Improvisation, Experimental Music, Field Recordings

 

May 23, 2020

 

Composed, Compiled, Recorded, and Improvised by Kate Kroko and Andrew Israelsen.

Listen and Watch @ https://www.youtube.com/playlist?list=PLkttGTuNBFcHYm9-P1Woz3TOyoUKyKzos

 

Sending the natural artistic beauty of Alaska to you!

Audio Postcards from Alaska is part of New Music Gathering 2020! Find the video on their Gallery website!

Audio Postcards from Alaska is a collection of place-based improvisations and field recordings from the Last Frontier. Since we can’t bring our Alaskan chamber music to the stage this summer, we have decided to bring our musical adventures and a window into our creative process to you.

 

I. The Uncertainty of Tiny Sounds

Improvisation for boreal plant array. Something fascinating happens when you amplify sounds that are nearly imperceptible to the human ear. Discover a sonic world in miniature.

Lichen, moss, horsetail, spruce boughs, alder cones, and birch bark combine to make the tiny sounds orchestra. All materials were foraged responsibly.

II. The Resonance of Ice

One of our favorite winter pastimes is playing with the sonic palette of ice.

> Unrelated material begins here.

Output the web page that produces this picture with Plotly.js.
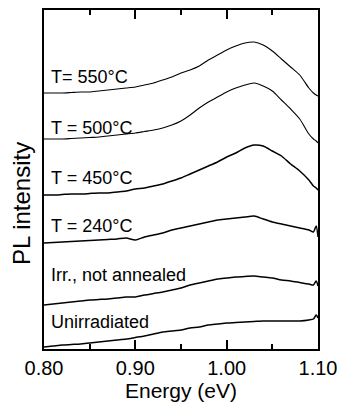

What sounds happen when you drum, tap, rub, strike, crack, and shatter ice?

 

III. Syrinx

One day hiking at the South Fork of Eagle River, we stopped to do some deep listening. We were captivated by a conversational birdsong resonating off every mountainside of the river valley. Sounds reminiscent of an oboe multiphonic permeate the language of these river valley birds. A lone hunter’s gunshot punctuates the soundscape.

IV. Bridge Boot Dance

Rubber boots are a way of life up here. Take them fishing or when hiking through the muskeg. Come across a rickety wooden bridge. Breathe life into it with the rhythm of your feet. Repeat. Let the rubber soles speak.

V. Timbral Ice-Scapes

Frozen lake. Shards of ice. Frozen mallets, frozen drum. Strike ice with ice. Fragments skate across the lake with a whistle.

VI. The Whale Boat

We’ve been sent by the Juneau Symphony to perform a fundraising concert. With a string quartet. On a whale watching boat. Wealthy patrons ooh and ahh as the whales breach. The string quartet is overpowered by the oppressive hum of the boat’s ancient diesel motors.

VII. Rainy Hilltop with Bows and Bells

Rain pours, but it’s a good day to hike out for that perfect field recording. With bell chimes and violin bows in hand, we hike to the top of a hill at Eagle Beach. In a durational performance, we circle the hilltop playing tones in response to the natural environment.